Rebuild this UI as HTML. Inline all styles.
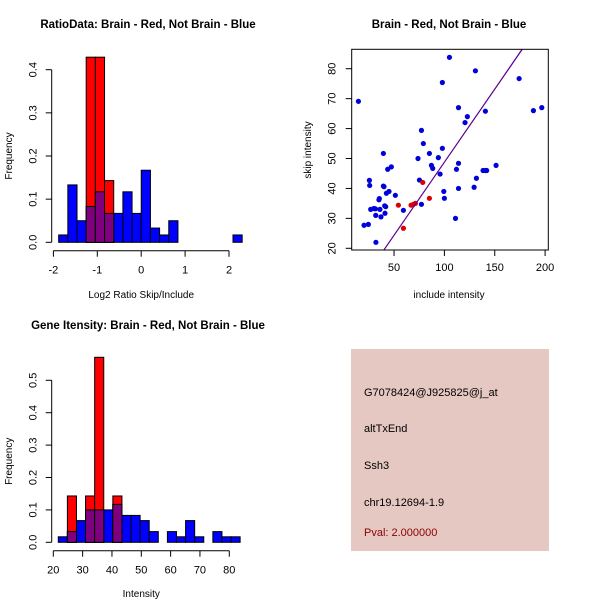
<!DOCTYPE html>
<html><head><meta charset="utf-8"><style>
body{margin:0;background:#fff;}
svg text{font-family:"Liberation Sans",sans-serif;}
</style></head><body>
<svg id="s" width="600" height="600" xmlns="http://www.w3.org/2000/svg">
<rect width="600" height="600" fill="#fff"/>
<g id="p1"></g>
<g id="p2"></g>
<g id="p3"></g>
<g>
<rect x="351" y="349" width="198" height="202" fill="#e6c8c2"/>
<text x="364" y="396" font-size="11">G7078424@J925825@j_at</text>
<text x="364" y="432" font-size="11">altTxEnd</text>
<text x="364" y="469" font-size="11">Ssh3</text>
<text x="364" y="506" font-size="11">chr19.12694-1.9</text>
<text x="364" y="536" font-size="11" fill="#8b0000">Pval: 2.000000</text>
</g>
</svg>
<script>
// Ratio histogram data
const ratioStart = -1.88, ratioWidth = 0.209;
const ratioBlue = [0.017,0.133,0.05,0.083,0.117,0.067,0.067,0.117,0.067,0.167,0.033,0.017,0.05,0,0,0,0,0,0,0.017];
const ratioRed = [0,0,0,0.429,0.429,0.143,0,0,0,0,0,0,0,0,0,0,0,0,0,0];
const ratioXTicks = [-2,-1,0,1,2];
const ratioYTicks = [0,0.1,0.2,0.3,0.4];
// Intensity histogram data
const intStart = 21.7, intWidth = 3.1;
const intBlue = [0.017,0.033,0.067,0.1,0.1,0.1,0.117,0.083,0.083,0.067,0.033,0,0.033,0.017,0.067,0.017,0,0.033,0.017,0.017];
const intRed = [0,0.143,0,0.143,0.571,0,0.143,0,0,0,0,0,0,0,0,0,0,0,0,0];
const intXTicks = [20,30,40,50,60,70,80];
const intYTicks = [0,0.1,0.2,0.3,0.4,0.5];
// Scatter data
const blueX = [14.6,32,20.2,24.5,25.5,25.8,26.8,31.5,31.8,35.4,36,37,39.4,39.4,40.7,41,41.7,42.4,43.7,45,47.3,51.3,59.3,73.8,75.2,77.2,77.2,79.1,85.1,87.1,88.4,94,95.7,98,98,99.4,100,105,111,112,114,114,114,120.5,122.8,129.5,130.8,131.8,138.4,140.7,142,140.7,151.3,174.2,188.4,196.7,35,40,30];
const blueY = [69.1,22,27.7,28,42.7,41,33,33.2,31,36.6,33,30.5,51.7,40.8,34.2,31.7,33.9,38.4,46.4,39,47.2,37.7,32.7,50,42.8,59.4,34.7,55,51.7,47.7,46.7,50.3,44.8,53.4,75.4,39,36.7,83.8,30,46.4,48.4,67,40,62,64,40.4,79.3,43.4,46,46,46,65.8,47.7,76.7,66,67,36.2,40.6,33.3];
const redX = [54.3,59.3,66.9,69.2,71.2,78.5,85.1];
const redY = [34.4,26.7,34.4,34.7,35,42,36.7];
const fitSlope = [0.4875, 0.4890];
const fitIntercept = [0.01, -0.1];
const scXTicks = [50,100,150,200];
const scYTicks = [20,30,40,50,60,70,80];

const NS="http://www.w3.org/2000/svg";
function mk(parent,tag,attrs,txt){const e=document.createElementNS(NS,tag);for(const k in attrs)e.setAttribute(k,attrs[k]);if(txt!==undefined)e.textContent=txt;parent.appendChild(e);return e;}

function hist(g,start,width,blue,red,xt,yt,xs,ys,xAxisY,yAxisX,title,xlab,titleY,xlabY){
  const X0=yAxisX;
  for(let i=0;i<blue.length;i++){
    const a=start+i*width,b=a+width;
    if(blue[i]>0){const r=mk(g,'rect',{x:xs(a),y:ys(blue[i]),width:xs(b)-xs(a),height:ys(0)-ys(blue[i]),fill:'#0000ff',stroke:'#000','stroke-width':1});
      
      }
  }
  for(let i=0;i<red.length;i++){
    const a=start+i*width,b=a+width;
    if(red[i]>0){const r=mk(g,'rect',{x:xs(a),y:ys(red[i]),width:xs(b)-xs(a),height:ys(0)-ys(red[i]),fill:'#ff0000',stroke:'#000','stroke-width':1});
      
      
      const m=Math.min(red[i],blue[i]);
      if(m>0){const o=mk(g,'rect',{x:xs(a),y:ys(m),width:xs(b)-xs(a),height:ys(0)-ys(m),fill:'#7f007f',stroke:'#000','stroke-width':1});
        
        }
    }
  }
  mk(g,'line',{x1:xs(xt[0]),x2:xs(xt[xt.length-1]),y1:xAxisY,y2:xAxisY,stroke:'#000'});
  xt.forEach(v=>{mk(g,'line',{x1:xs(v),x2:xs(v),y1:xAxisY,y2:xAxisY+6,stroke:'#000'});
    const t=mk(g,'text',{x:xs(v),y:xAxisY+23,'font-size':11,'text-anchor':'middle'},String(v));
    
    });
  mk(g,'line',{x1:X0,x2:X0,y1:ys(yt[0]),y2:ys(yt[yt.length-1]),stroke:'#000'});
  yt.forEach(v=>{mk(g,'line',{x1:X0,x2:X0-6,y1:ys(v),y2:ys(v),stroke:'#000'});
    const t=mk(g,'text',{x:X0-15,y:ys(v),'font-size':11,'text-anchor':'middle',transform:`rotate(-90 ${X0-15} ${ys(v)})`},v.toFixed(1));
    
    });
  const tt=mk(g,'text',{x:148,y:titleY,'font-size':11.5,'font-weight':'bold','text-anchor':'middle'},title);
  
  
  const xl=mk(g,'text',{x:xs((xt[0]+xt[xt.length-1])/2),y:xlabY,'font-size':10,'text-anchor':'middle'},xlab);
  
  
  const my=(ys(yt[0])+ys(yt[yt.length-1]))/2;
  const yl=mk(g,'text',{x:12,y:my,'font-size':10,'text-anchor':'middle',transform:`rotate(-90 12 ${my})`},'Frequency');
  
  
}

// plot 1
{const xs=v=>141.2+v*43.9, ys=v=>242.3-v*431.5;
 hist(document.getElementById('p1'),ratioStart,ratioWidth,ratioBlue,ratioRed,ratioXTicks,ratioYTicks,xs,ys,250.7,51.7,'RatioData: Brain - Red, Not Brain - Blue','Log2 Ratio Skip/Include',28,298);}
// plot 3
{const xs=v=>53.3+(v-20)*2.933, ys=v=>542.3-v*324;
 hist(document.getElementById('p3'),intStart,intWidth,intBlue,intRed,intXTicks,intYTicks,xs,ys,550.7,51.7,'Gene Itensity: Brain - Red, Not Brain - Blue','Intensity',329,597);}
// scatter
{const g=document.getElementById('p2');
 const xs=v=>343.7+v*1.007, ys=v=>248.3-(v-20)*2.993;
 const L=351.7,R=548.3,T=49.3,B=250;
 mk(g,'clipPath',{id:'clp'}).appendChild(document.createElementNS(NS,'rect'));
 const cr=g.querySelector('#clp rect');cr.setAttribute('x',L);cr.setAttribute('y',T);cr.setAttribute('width',R-L);cr.setAttribute('height',B-T);
 for(let i=0;i<blueX.length;i++){const c=mk(g,'circle',{cx:xs(blueX[i]),cy:ys(blueY[i]),r:2.6,fill:'#0000dd'});
   
   }
 for(let i=0;i<redX.length;i++){const c=mk(g,'circle',{cx:xs(redX[i]),cy:ys(redY[i]),r:2.6,fill:'#dd0000'});
   
   }
 const cols=['#3300cc','#660088'];
 for(let k=0;k<2;k++){const x1=0,x2=220;
   const l=mk(g,'line',{x1:xs(x1),y1:ys(fitIntercept[k]+fitSlope[k]*x1),x2:xs(x2),y2:ys(fitIntercept[k]+fitSlope[k]*x2),stroke:cols[k],'stroke-width':1,'clip-path':'url(#clp)'});
   
   }
 mk(g,'rect',{x:L,y:T,width:R-L,height:B-T,fill:'none',stroke:'#000'});
 scXTicks.forEach(v=>{mk(g,'line',{x1:xs(v),x2:xs(v),y1:B,y2:B+6,stroke:'#000'});
   const t=mk(g,'text',{x:xs(v),y:B+21,'font-size':11,'text-anchor':'middle'},String(v));
   
   });
 scYTicks.forEach(v=>{mk(g,'line',{x1:L,x2:L-6,y1:ys(v),y2:ys(v),stroke:'#000'});
   const t=mk(g,'text',{x:L-16,y:ys(v),'font-size':11,'text-anchor':'middle',transform:`rotate(-90 ${L-16} ${ys(v)})`},String(v));
   
   });
 const tt=mk(g,'text',{x:449,y:28,'font-size':11.5,'font-weight':'bold','text-anchor':'middle'},'Brain - Red, Not Brain - Blue');
 
 
 const xl=mk(g,'text',{x:449,y:298,'font-size':10,'text-anchor':'middle'},'include intensity');
 
 
 const yl=mk(g,'text',{x:311,y:150,'font-size':10,'text-anchor':'middle',transform:'rotate(-90 311 150)'},'skip intensity');
 
 
}
</script>
</body></html>
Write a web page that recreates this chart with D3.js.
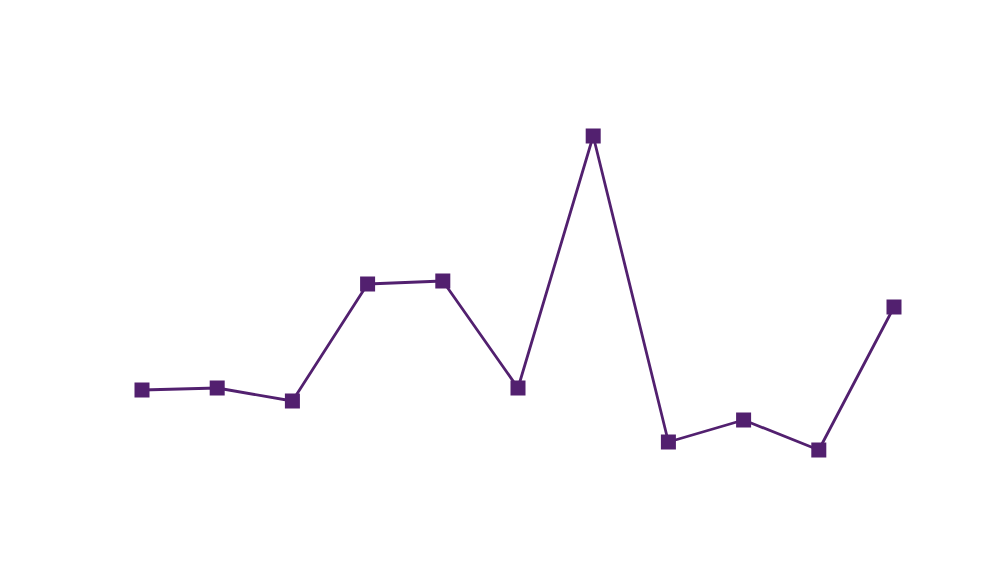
<!DOCTYPE html>
<html>
<head>
<meta charset="utf-8">
<script src="https://cdn.jsdelivr.net/npm/d3@7"></script>
<style>
    html, body { margin: 0; padding: 0; background: #ffffff; }
</style>
</head>
<body>
<div id="chart"></div>
<script>
'use strict';

// categories and series values
var categories = ['1', '2', '3', '4', '5', '6', '7', '8', '9', '10', '11'];
var values     = [27.5, 28, 24.75, 54, 54.75, 28, 91, 14.5, 20, 12.5, 48.25];

var width  = 991;
var height = 563;
var margins = {top: 100, bottom: 63, left: 142, right: 97};
var lineColor = '#52206f';

var svg = d3.select('#chart').append('svg')
    .attr('width', width)
    .attr('height', height);

var xScale = d3.scalePoint()
    .domain(categories)
    .range([margins.left, width - margins.right]);

var yScale = d3.scaleLinear()
    .domain([0, 100])
    .range([height - margins.bottom, margins.top]);

var data = categories.map(function(c, i){ return {cat: c, val: values[i]}; });

var line = d3.line()
    .x(function(d){ return xScale(d.cat); })
    .y(function(d){ return yScale(d.val); });

svg.append('path')
    .datum(data)
    .attr('fill', 'none')
    .attr('stroke', lineColor)
    .attr('stroke-width', 2.8)
    .attr('stroke-linejoin', 'round')
    .attr('d', line);

var size = 15;
svg.selectAll('rect.marker')
    .data(data)
    .enter()
    .append('rect')
    .attr('class', 'marker')
    .attr('x', function(d){ return xScale(d.cat) - size / 2; })
    .attr('y', function(d){ return yScale(d.val) - size / 2; })
    .attr('width', size)
    .attr('height', size)
    .attr('fill', lineColor);
</script>
</body>
</html>
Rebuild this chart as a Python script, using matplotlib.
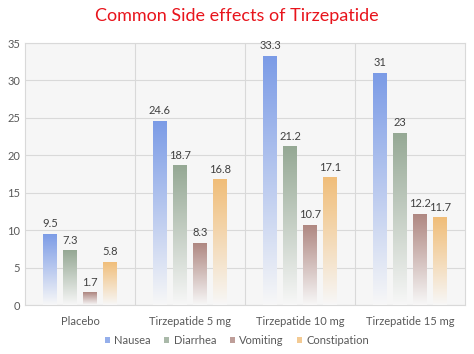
import matplotlib
matplotlib.use('Agg')
import matplotlib.pyplot as plt
import numpy as np
from matplotlib.patches import Patch

plt.rcParams['font.family'] = ['Lato', 'DejaVu Sans']

groups = ['Placebo', 'Tirzepatide 5 mg', 'Tirzepatide 10 mg', 'Tirzepatide 15 mg']
effects = ['Nausea', 'Diarrhea', 'Vomiting', 'Constipation']
nausea = [9.5, 24.6, 33.3, 31]
diarrhea = [7.3, 18.7, 21.2, 23]
vomiting = [1.7, 8.3, 10.7, 12.2]
constipation = [5.8, 16.8, 17.1, 11.7]
series = [nausea, diarrhea, vomiting, constipation]
colors = ['#7b9be6', '#95a894', '#ae8680', '#f0bd78']

fig = plt.figure(figsize=(4.74, 3.54), dpi=100)
ax = fig.add_axes([25 / 474, 1 - 305 / 354, 440 / 474, 262 / 354])
ax.set_facecolor('#f6f6f6')

x = np.arange(len(groups))
w = 0.127
step = 0.182
grad = np.linspace(0, 1, 256)

for i, (vals, col) in enumerate(zip(series, colors)):
    rgb = np.array(matplotlib.colors.to_rgb(col))
    img = np.zeros((256, 1, 3))
    for k in range(3):
        # top = full colour, bottom = near white
        img[:, 0, k] = rgb[k] + (0.97 - rgb[k]) * (1 - grad)
    pos = x + (i - 1.5) * step
    bars = ax.bar(pos, vals, w, color='none', edgecolor='none', zorder=3)
    for b, v in zip(bars, vals):
        im = ax.imshow(img, extent=(b.get_x(), b.get_x() + w, 0, v),
                       origin='lower', aspect='auto', zorder=3)
        im.set_clip_path(b)
        ax.text(b.get_x() + w / 2, v + 0.6, f'{v:g}', ha='center', va='bottom',
                fontsize=8, color='#404040', zorder=4)

ax.set_xlim(-0.5, len(groups) - 0.5)
ax.set_ylim(0, 35)
ax.set_yticks(range(0, 36, 5))
ax.set_xticks(x)
ax.set_xticklabels(groups)
ax.tick_params(axis='both', length=0, labelsize=8, labelcolor='#595959')
ax.tick_params(axis='x', pad=8)
ax.yaxis.grid(True, color='#d9d9d9', lw=0.8, zorder=1)
for xb in np.arange(0.5, len(groups) - 0.5, 1):
    ax.axvline(xb, color='#d9d9d9', lw=0.8, zorder=1)
for s in ax.spines.values():
    s.set_color('#d9d9d9')
    s.set_linewidth(0.8)

fig.suptitle('Common Side effects of Tirzepatide', color='#e8141c', fontsize=13,
             y=1 - 8 / 354, va='top')

handles = [Patch(facecolor=c, edgecolor='none', alpha=0.8) for c in colors]
fig.legend(handles, effects, loc='center', bbox_to_anchor=(0.5, 1 - 340 / 354),
           ncol=4, frameon=False, fontsize=8, handlelength=0.45, handleheight=0.45,
           handletextpad=0.4, columnspacing=1.2, labelcolor='#595959')

fig.savefig('out.png', dpi=100)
□ □ □ □
* Exercise aim: Look above for the line containing "Rebuild this chart", then write out every line from there down to the line containing "plt.rcParams['font.family'] = ['Lato', 'DejaVu", that line included, with no pictures.

* Task output:
Rebuild this chart as a Python script, using matplotlib.
import matplotlib
matplotlib.use('Agg')
import matplotlib.pyplot as plt
import numpy as np
from matplotlib.patches import Patch

plt.rcParams['font.family'] = ['Lato', 'DejaVu Sans']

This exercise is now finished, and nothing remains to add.